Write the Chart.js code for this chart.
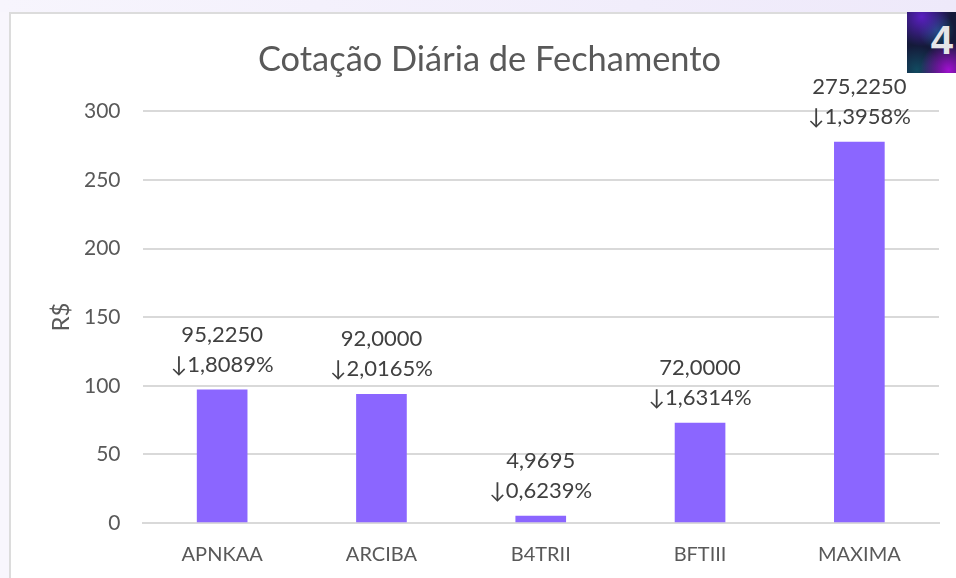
<!DOCTYPE html>
<html>
<head>
<meta charset="utf-8">
<title>Cotação Diária de Fechamento</title>
<script src="https://cdn.jsdelivr.net/npm/chart.js@4"></script>
<style>
    html, body { margin: 0; padding: 0; }
    body { width: 956px; height: 578px; overflow: hidden; position: relative; background: #f8f6fd; }
    #faixa { position: absolute; left: 0; top: 0; width: 956px; height: 12px; background: linear-gradient(90deg, #f7f5fd, #eee9fa); }
    #painel { position: absolute; left: 9px; top: 12px; width: 947px; height: 566px; background: #fff; border-left: 2px solid #dcdcdc; border-top: 2px solid #dcdcdc; box-sizing: border-box; }
    #grafico { position: absolute; left: 0; top: 0; }
    #logo {
        position: absolute; left: 907px; top: 12px; width: 49px; height: 61px; overflow: hidden;
        background:
            radial-gradient(circle at 85% 95%, #a010d0 0, transparent 40%),
            radial-gradient(circle at 30% 8%, #5a1fc0 0, transparent 45%),
            radial-gradient(circle at 60% 30%, #125a70 0, transparent 35%),
            radial-gradient(circle at 20% 95%, #124a60 0, transparent 35%),
            #141a3a;
        color: #e4e4e8; font: bold 40px "Liberation Sans", sans-serif; line-height: 56px; text-align: right;
    }
    #logo span { position: relative; right: 3px; }
</style>
</head>
<body>
<div id="faixa"></div>
<div id="painel"></div>
<canvas id="grafico" width="956" height="578"></canvas>
<div id="logo"><span>4</span></div>
<script>
const categorias = ['APNKAA', 'ARCIBA', 'B4TRII', 'BFTIII', 'MAXIMA'];
// altura das barras (um pouco diferente do rótulo)
const valores = [97, 93.7, 5, 72.8, 277.5];
const cotacoes = ['95,2250', '92,0000', '4,9695', '72,0000', '275,2250'];
const variacoes = ['↓1,8089%', '↓2,0165%', '↓0,6239%', '↓1,6314%', '↓1,3958%'];
const ticksY = [0, 50, 100, 150, 200, 250, 300];

const fonte = 'Lato, "Open Sans", sans-serif';

// Rótulos de duas linhas acima de cada barra
const rotulosBarras = {
    id: 'rotulosBarras',
    afterDatasetsDraw(chart) {
        const ctx = chart.ctx;
        const meta = chart.getDatasetMeta(0);
        ctx.save();
        ctx.fillStyle = '#404040';
        ctx.font = '22px ' + fonte;
        ctx.textAlign = 'center';
        ctx.textBaseline = 'middle';
        meta.data.forEach((barra, i) => {
            ctx.fillText(cotacoes[i], barra.x, barra.y - 55);
            ctx.fillText(variacoes[i], barra.x, barra.y - 25);
        });
        ctx.restore();
    }
};

new Chart(document.getElementById('grafico').getContext('2d'), {
    type: 'bar',
    data: {
        labels: categorias,
        datasets: [{
            data: valores,
            backgroundColor: '#8b66ff',
            barThickness: 50,
        }],
    },
    options: {
        responsive: false,
        animation: false,
        layout: { padding: { top: 27, right: 17, bottom: 0, left: 40 } },
        scales: {
            y: {
                min: 0,
                max: 300,
                afterBuildTicks(scale) { scale.ticks = ticksY.map(v => ({ value: v })); },
                afterFit(scale) { scale.width = 102.5; },
                border: { display: false },
                grid: { color: '#d9d9d9', lineWidth: 2, drawTicks: false },
                ticks: { color: '#595959', font: { family: fonte, size: 21 }, padding: 22 },
                title: {
                    display: true,
                    text: 'R$',
                    color: '#595959',
                    font: { family: fonte, size: 24 },
                    padding: { top: 7, bottom: 0 },
                },
            },
            x: {
                afterFit(scale) { scale.height = 55; },
                border: { display: true, color: '#d9d9d9', width: 2 },
                grid: { display: false, drawTicks: false },
                ticks: { color: '#595959', font: { family: fonte, size: 20 }, padding: 20, maxRotation: 0 },
            },
        },
        plugins: {
            legend: { display: false },
            tooltip: { enabled: false },
            title: {
                display: true,
                text: 'Cotação Diária de Fechamento',
                color: '#595959',
                font: { family: fonte, size: 34.4, weight: 'normal' },
                padding: { top: 12, bottom: 31 },
            },
        },
    },
    plugins: [rotulosBarras],
});
</script>
</body>
</html>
═══
**TASK DESCRIPTION**.
Your task is to repeat the data above exactly while excluding the pictures.

**FINISHED TASK**.
Write the Chart.js code for this chart.
<!DOCTYPE html>
<html>
<head>
<meta charset="utf-8">
<title>Cotação Diária de Fechamento</title>
<script src="https://cdn.jsdelivr.net/npm/chart.js@4"></script>
<style>
    html, body { margin: 0; padding: 0; }
    body { width: 956px; height: 578px; overflow: hidden; position: relative; background: #f8f6fd; }
    #faixa { position: absolute; left: 0; top: 0; width: 956px; height: 12px; background: linear-gradient(90deg, #f7f5fd, #eee9fa); }
    #painel { position: absolute; left: 9px; top: 12px; width: 947px; height: 566px; background: #fff; border-left: 2px solid #dcdcdc; border-top: 2px solid #dcdcdc; box-sizing: border-box; }
    #grafico { position: absolute; left: 0; top: 0; }
    #logo {
        position: absolute; left: 907px; top: 12px; width: 49px; height: 61px; overflow: hidden;
        background:
            radial-gradient(circle at 85% 95%, #a010d0 0, transparent 40%),
            radial-gradient(circle at 30% 8%, #5a1fc0 0, transparent 45%),
            radial-gradient(circle at 60% 30%, #125a70 0, transparent 35%),
            radial-gradient(circle at 20% 95%, #124a60 0, transparent 35%),
            #141a3a;
        color: #e4e4e8; font: bold 40px "Liberation Sans", sans-serif; line-height: 56px; text-align: right;
    }
    #logo span { position: relative; right: 3px; }
</style>
</head>
<body>
<div id="faixa"></div>
<div id="painel"></div>
<canvas id="grafico" width="956" height="578"></canvas>
<div id="logo"><span>4</span></div>
<script>
const categorias = ['APNKAA', 'ARCIBA', 'B4TRII', 'BFTIII', 'MAXIMA'];
// altura das barras (um pouco diferente do rótulo)
const valores = [97, 93.7, 5, 72.8, 277.5];
const cotacoes = ['95,2250', '92,0000', '4,9695', '72,0000', '275,2250'];
const variacoes = ['↓1,8089%', '↓2,0165%', '↓0,6239%', '↓1,6314%', '↓1,3958%'];
const ticksY = [0, 50, 100, 150, 200, 250, 300];

const fonte = 'Lato, "Open Sans", sans-serif';

// Rótulos de duas linhas acima de cada barra
const rotulosBarras = {
    id: 'rotulosBarras',
    afterDatasetsDraw(chart) {
        const ctx = chart.ctx;
        const meta = chart.getDatasetMeta(0);
        ctx.save();
        ctx.fillStyle = '#404040';
        ctx.font = '22px ' + fonte;
        ctx.textAlign = 'center';
        ctx.textBaseline = 'middle';
        meta.data.forEach((barra, i) => {
            ctx.fillText(cotacoes[i], barra.x, barra.y - 55);
            ctx.fillText(variacoes[i], barra.x, barra.y - 25);
        });
        ctx.restore();
    }
};

new Chart(document.getElementById('grafico').getContext('2d'), {
    type: 'bar',
    data: {
        labels: categorias,
        datasets: [{
            data: valores,
            backgroundColor: '#8b66ff',
            barThickness: 50,
        }],
    },
    options: {
        responsive: false,
        animation: false,
        layout: { padding: { top: 27, right: 17, bottom: 0, left: 40 } },
        scales: {
            y: {
                min: 0,
                max: 300,
                afterBuildTicks(scale) { scale.ticks = ticksY.map(v => ({ value: v })); },
                afterFit(scale) { scale.width = 102.5; },
                border: { display: false },
                grid: { color: '#d9d9d9', lineWidth: 2, drawTicks: false },
                ticks: { color: '#595959', font: { family: fonte, size: 21 }, padding: 22 },
                title: {
                    display: true,
                    text: 'R$',
                    color: '#595959',
                    font: { family: fonte, size: 24 },
                    padding: { top: 7, bottom: 0 },
                },
            },
            x: {
                afterFit(scale) { scale.height = 55; },
                border: { display: true, color: '#d9d9d9', width: 2 },
                grid: { display: false, drawTicks: false },
                ticks: { color: '#595959', font: { family: fonte, size: 20 }, padding: 20, maxRotation: 0 },
            },
        },
        plugins: {
            legend: { display: false },
            tooltip: { enabled: false },
            title: {
                display: true,
                text: 'Cotação Diária de Fechamento',
                color: '#595959',
                font: { family: fonte, size: 34.4, weight: 'normal' },
                padding: { top: 12, bottom: 31 },
            },
        },
    },
    plugins: [rotulosBarras],
});
</script>
</body>
</html>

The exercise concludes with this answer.